Provided material:
•••
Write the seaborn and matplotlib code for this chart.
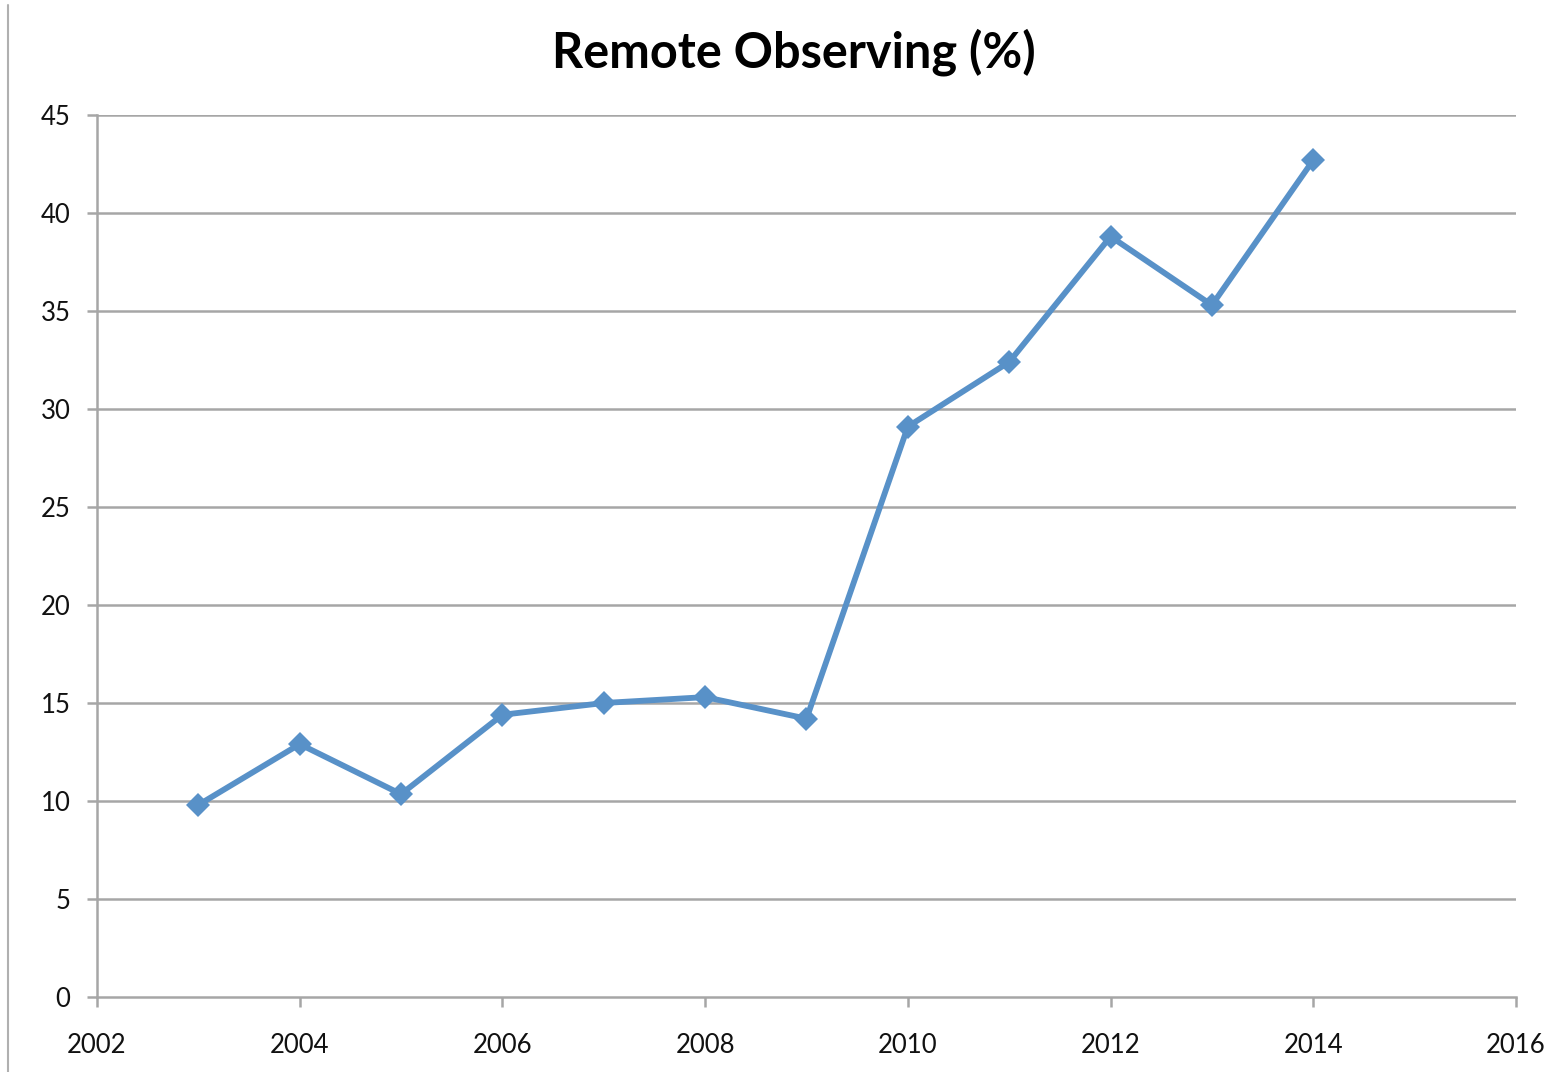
import matplotlib
matplotlib.use("Agg")
import matplotlib.pyplot as plt
import seaborn as sns
import pandas as pd
from matplotlib.lines import Line2D

years = [2003, 2004, 2005, 2006, 2007, 2008, 2009, 2010, 2011, 2012, 2013, 2014]
remote_pct = [9.8, 12.9, 10.35, 14.4, 15.0, 15.3, 14.2, 29.1, 32.4, 38.8, 35.3, 42.7]
x_ticks = [2002, 2004, 2006, 2008, 2010, 2012, 2014, 2016]
y_ticks = [0, 5, 10, 15, 20, 25, 30, 35, 40, 45]
title = "Remote Observing (%)"

df = pd.DataFrame({"year": years, "pct": remote_pct})

sns.set_theme(style="white")
plt.rcParams["font.family"] = ["Lato", "DejaVu Sans"]

fig = plt.figure(figsize=(15.63, 10.72), dpi=100)
ax = fig.add_axes([97/1563, 1 - 997/1072, (1516 - 97)/1563, (997 - 115)/1072])

grid_c = "#a6a6a6"
for y in y_ticks[1:]:
    ax.axhline(y, color=grid_c, lw=1.8, zorder=0)

sns.lineplot(data=df, x="year", y="pct", ax=ax, color="#5891c8", lw=4.2,
             marker="D", markersize=12, markeredgewidth=0, zorder=3)

ax.set_xlim(2002, 2016)
ax.set_ylim(0, 45)
ax.set_xticks(x_ticks)
ax.set_yticks(y_ticks)
ax.set_xlabel("")
ax.set_ylabel("")
for s in ["top", "right"]:
    ax.spines[s].set_visible(False)
for s in ["left", "bottom"]:
    ax.spines[s].set_color(grid_c)
    ax.spines[s].set_linewidth(1.8)
ax.tick_params(axis="both", direction="out", length=7, width=1.8, color=grid_c,
               labelsize=18.5, labelcolor="#111111", bottom=True, left=True)
ax.tick_params(axis="x", pad=19)
ax.tick_params(axis="y", pad=12)

fig.text(0.508, 1 - 52/1072, title, ha="center", va="center",
         fontsize=35, fontweight="bold", color="#000000")

fig.add_artist(Line2D([8/1563, 8/1563], [0, 1 - 5/1072], color="#b0b0b0", lw=1.5,
                      transform=fig.transFigure))

fig.savefig("out.png", dpi=100)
•••
To do:
Please repeat exactly the data above from its first line to the line that contains "from matplotlib.lines import Line2D", inclusive, and leave every picture out.

Completed exercise:
Write the seaborn and matplotlib code for this chart.
import matplotlib
matplotlib.use("Agg")
import matplotlib.pyplot as plt
import seaborn as sns
import pandas as pd
from matplotlib.lines import Line2D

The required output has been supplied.